─── Raw records ───

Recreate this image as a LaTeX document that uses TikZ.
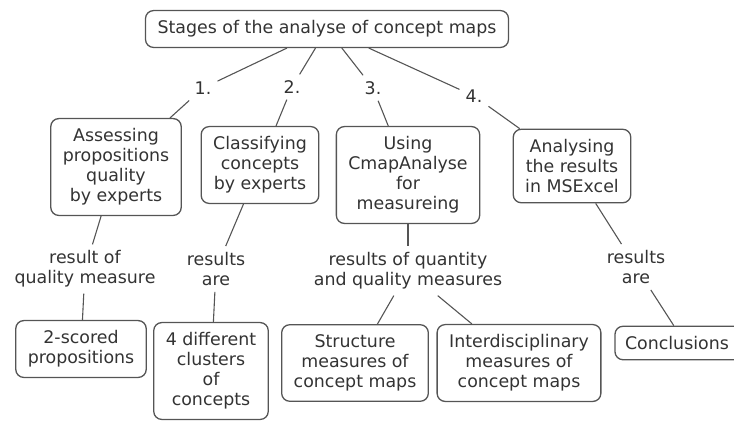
\documentclass[tikz,border=0pt]{standalone}
\usepackage{fontspec}
\setmainfont{DejaVu Sans}
\usepackage{xcolor}
\usepackage{tikz}
\definecolor{boxline}{HTML}{555555}
\definecolor{txt}{HTML}{333333}
\tikzset{
  concept/.style={draw=boxline, line width=1.3pt, rounded corners=8pt, align=center,
    inner xsep=12pt, inner ysep=10pt, text=txt, font=\fontsize{17.4}{20}\selectfont},
  linkword/.style={align=center, inner sep=6pt, text=txt, font=\fontsize{17.4}{20}\selectfont},
  link/.style={draw=boxline, line width=1.1pt}
}

\begin{document}
\begin{tikzpicture}[x=1pt, y=-1pt]
    \useasboundingbox (0,0) rectangle (734,421);
    \node[concept] (stages) at (327,29) {Stages of the analyse of concept maps};
    \node[concept] (assess) at (116,167) {Assessing\\propositions\\quality\\by experts};
    \node[concept] (classify) at (260,165) {Classifying\\concepts\\by experts};
    \node[concept] (cmap) at (408,175) {Using\\CmapAnalyse\\for\\measureing};
    \node[concept] (excel) at (572,166) {Analysing\\the results\\in MSExcel};
    \node[concept] (scored) at (81,349) {2-scored\\propositions};
    \node[concept] (clusters) at (211,371) {4 different\\clusters\\of\\concepts};
    \node[concept] (structure) at (355,363) {Structure\\measures of\\concept maps};
    \node[concept] (interdisc) at (519,363) {Interdisciplinary\\measures of\\concept maps};
    \node[concept, inner xsep=10pt, text width=120pt, align=left] (concl) at (685,343) {Conclusions};
    \node[linkword] (one) at (203,88) {1.};
    \node[linkword] (two) at (292,87) {2.};
    \node[linkword] (three) at (373,88) {3.};
    \node[linkword] (four) at (474,96) {4.};
    \node[linkword] (resA) at (85,269) {result of\\quality measure};
    \node[linkword] (resB) at (216,269) {results\\are};
    \node[linkword] (resC) at (408,271) {results of quantity\\and quality measures};
    \node[linkword] (resD) at (636,267) {results\\are};
    \path [link] (stages) edge (one);
    \path [link] (one) edge (assess);
    \path [link] (stages) edge (two);
    \path [link] (two) edge (classify);
    \path [link] (stages) edge (three);
    \path [link] (three) edge (cmap);
    \path [link] (stages) edge (four);
    \path [link] (four) edge (excel);
    \path [link] (assess) edge (resA);
    \path [link] (resA) edge (scored);
    \path [link] (classify) edge (resB);
    \path [link] (resB) edge (clusters);
    \path [link] (cmap) edge (resC);
    \path [link] (resC) edge (structure);
    \path [link] (resC) edge (interdisc);
    \path [link] (excel) edge (resD);
    \path [link] (resD) edge (concl);
  \end{tikzpicture}
\end{document}
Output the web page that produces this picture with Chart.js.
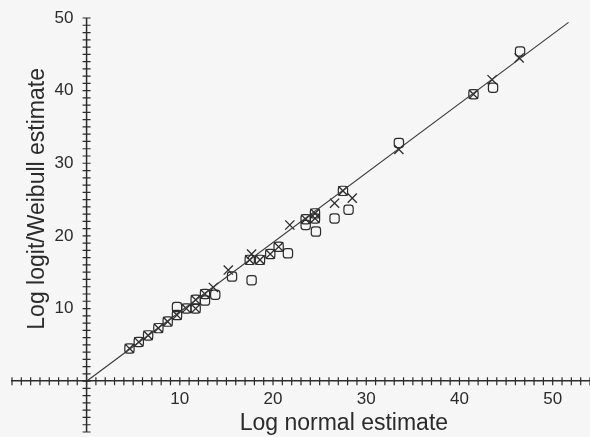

───

**What you need to do**
Output all of the entries verbatim, leaving out any images.

**The reply**
Recreate this image as a LaTeX document that uses TikZ.
\documentclass[tikz,border=0pt]{standalone}
\usepackage{fontspec}
\setmainfont{DejaVu Sans}
\usepackage{xcolor}
\usepackage{tikz}
\definecolor{boxline}{HTML}{555555}
\definecolor{txt}{HTML}{333333}
\tikzset{
  concept/.style={draw=boxline, line width=1.3pt, rounded corners=8pt, align=center,
    inner xsep=12pt, inner ysep=10pt, text=txt, font=\fontsize{17.4}{20}\selectfont},
  linkword/.style={align=center, inner sep=6pt, text=txt, font=\fontsize{17.4}{20}\selectfont},
  link/.style={draw=boxline, line width=1.1pt}
}

\begin{document}
\begin{tikzpicture}[x=1pt, y=-1pt]
    \useasboundingbox (0,0) rectangle (734,421);
    \node[concept] (stages) at (327,29) {Stages of the analyse of concept maps};
    \node[concept] (assess) at (116,167) {Assessing\\propositions\\quality\\by experts};
    \node[concept] (classify) at (260,165) {Classifying\\concepts\\by experts};
    \node[concept] (cmap) at (408,175) {Using\\CmapAnalyse\\for\\measureing};
    \node[concept] (excel) at (572,166) {Analysing\\the results\\in MSExcel};
    \node[concept] (scored) at (81,349) {2-scored\\propositions};
    \node[concept] (clusters) at (211,371) {4 different\\clusters\\of\\concepts};
    \node[concept] (structure) at (355,363) {Structure\\measures of\\concept maps};
    \node[concept] (interdisc) at (519,363) {Interdisciplinary\\measures of\\concept maps};
    \node[concept, inner xsep=10pt, text width=120pt, align=left] (concl) at (685,343) {Conclusions};
    \node[linkword] (one) at (203,88) {1.};
    \node[linkword] (two) at (292,87) {2.};
    \node[linkword] (three) at (373,88) {3.};
    \node[linkword] (four) at (474,96) {4.};
    \node[linkword] (resA) at (85,269) {result of\\quality measure};
    \node[linkword] (resB) at (216,269) {results\\are};
    \node[linkword] (resC) at (408,271) {results of quantity\\and quality measures};
    \node[linkword] (resD) at (636,267) {results\\are};
    \path [link] (stages) edge (one);
    \path [link] (one) edge (assess);
    \path [link] (stages) edge (two);
    \path [link] (two) edge (classify);
    \path [link] (stages) edge (three);
    \path [link] (three) edge (cmap);
    \path [link] (stages) edge (four);
    \path [link] (four) edge (excel);
    \path [link] (assess) edge (resA);
    \path [link] (resA) edge (scored);
    \path [link] (classify) edge (resB);
    \path [link] (resB) edge (clusters);
    \path [link] (cmap) edge (resC);
    \path [link] (resC) edge (structure);
    \path [link] (resC) edge (interdisc);
    \path [link] (excel) edge (resD);
    \path [link] (resD) edge (concl);
  \end{tikzpicture}
\end{document}
Output the web page that produces this picture with Chart.js.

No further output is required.